Liturgia Pagã

 

Raízes, ramos e flores

Domingo de Ramos (ano A)

Procissão dos ramos: Mateus, 21, 1-11

1ª leitura: Profeta Isaías, 50, 4-7

2ª leitura: Carta de S. Paulo aos Filipenses, 2, 6-11

Evangelho: S. Mateus, 26, 14- 27, 66

 

Era uma festa de cruzes engalanadas, a velha procissão de ramos na aldeia, por meados do séc. XX. As crianças, conscientes do seu papel histórico na aclamação de Jesus, erguiam orgulhosamente as cruzes de vime ou pequenos troncos leves, com uma coroa a unir os braços, cobertas de alecrim, heras e flores, mais palmas e raminhos de oliveira a compor. A maior e a mais vistosa ficariam bem recordadas.

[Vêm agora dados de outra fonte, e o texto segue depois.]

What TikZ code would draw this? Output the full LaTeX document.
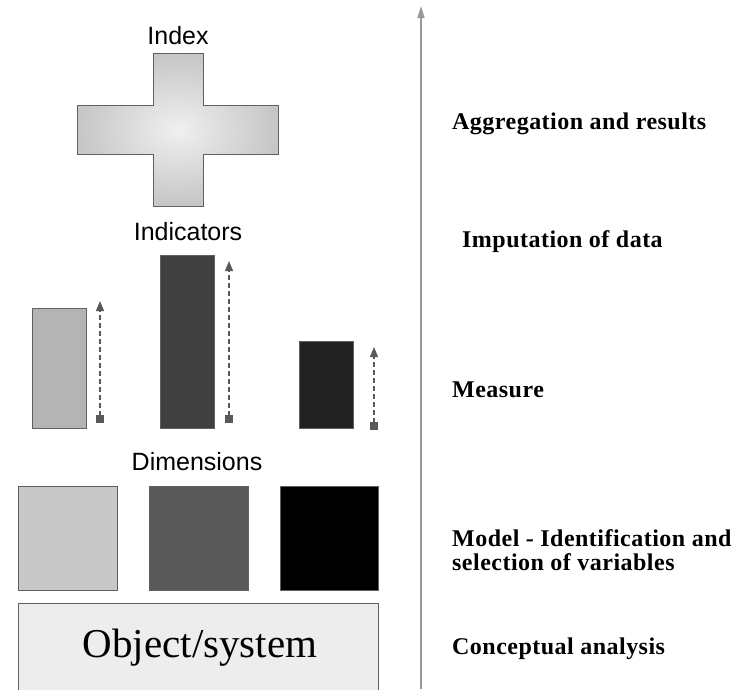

As orações e leituras eram em latim, mas sabíamos que falavam de gestos de aclamação e de vitória, de acordo com o milenário poder simbólico das árvores e plantas. As folhas de palmeira aclamavam os antigos imperadores e prometiam eternidade. A oliveira falava de paz mas também lembrava o óleo com que se cobria o corpo para a luta. (A liturgia actual terá cedido demais ao «minimalismo moderno», não tirando partido da sua função «educadora», não enriquecendo e harmonizando o conhecimento de nós próprios e do mundo).

As árvores sempre formaram um verdadeiro «paraíso terrestre» (ou um «bosque sagrado»), sobretudo para quem vive em zonas de fraca vegetação. Poderoso símbolo do universo, com raízes que penetram as profundezas, o tronco que enfrenta as intempéries e baliza a paisagem, os ramos que se perdem no espaço superior, lançados ao futuro. (Das línguas latinas, o português é a única que mantém o género feminino, atestando a exuberância reprodutora da árvore). Nos evangelhos, aparece a árvore de bons frutos e a de maus frutos; Jesus compara-se a um caule robusto fonte de vida, e o reino de Deus assemelha-se a uma árvore frondosa. S. Paulo já aponta para o sentido da cruz como nova árvore da vida, um tema desenvolvido nos primeiros séculos do cristianismo e que se encontra na liturgia da semana santa. (Veja-se por exemplo: Mateus, 7, 17-20; Lucas 13, 18-19; João, 15, 1-2 1; Coríntios, 1, 18).

«Lancei raízes no meio do meu povo. Elevei-me como o cedro do Líbano. Cresci como as palmeiras, como as roseiras de Jericó e as oliveiras da planície. Espalhei um perfume suave, e como a videira fiz germinar graciosos sarmentos».

Neste resumo do poema do Livro de Ben Sira (24,12-17), a Sabedoria é uma árvore solidamente radicada na terra. Como ela florescem os justos (salmo 92, 13-15; Jeremias, 17, 7-8), que até na velhice dão muito fruto.

Jesus absorveu a riqueza da cultura em que vivia, tão profundamente que descobriu «a fonte de água viva» (João, 4, 10-14): lutou por lhe manter a limpidez, e lançou as ramagens mais acolhedoras e singulares.

Nos relatos da paixão, é impressionante a azáfama dos poderosos para derrubar Jesus, como lenhadores ansiosos por destruir uma árvore gigantesca. Mas as raízes desta eram tão arraigadas que provocaram uma explosão de vida por toda a terra, com as formas mais variadas. (Também é verdade que à sua sombra nasceram ervas e até árvores daninhas, como lembra Mateus, 13, 24-30).

A morte de Jesus foi o fruto de uma vida sem fingimento e convida-nos a explorar todo o sabor da existência. Sem a cobardia dos discípulos, que fugiram de quem sofre; e fazendo da «última ceia» uma perene «única ceia», onde se partilha o prazer, os ideais, as tristezas e alegrias, próprios de comensais que se preparam para a acção.

Os sonhos e desejos voam como as flores e sementes das árvores e todos eles irão fertilizar o mundo. Mesmo os mais verdes ramos arrancados, ainda no limiar da vida, não nasceram em vão. Como os que foram colhidos pela multidão para saudar Jesus (num entusiasmo efémero), deixaram atrás de si novos rebentos e o cheiro intenso da primavera. E todos nós, como crianças, vamos cobrindo de verdura, flores e frescura as cruzes com que saímos todas as manhãs.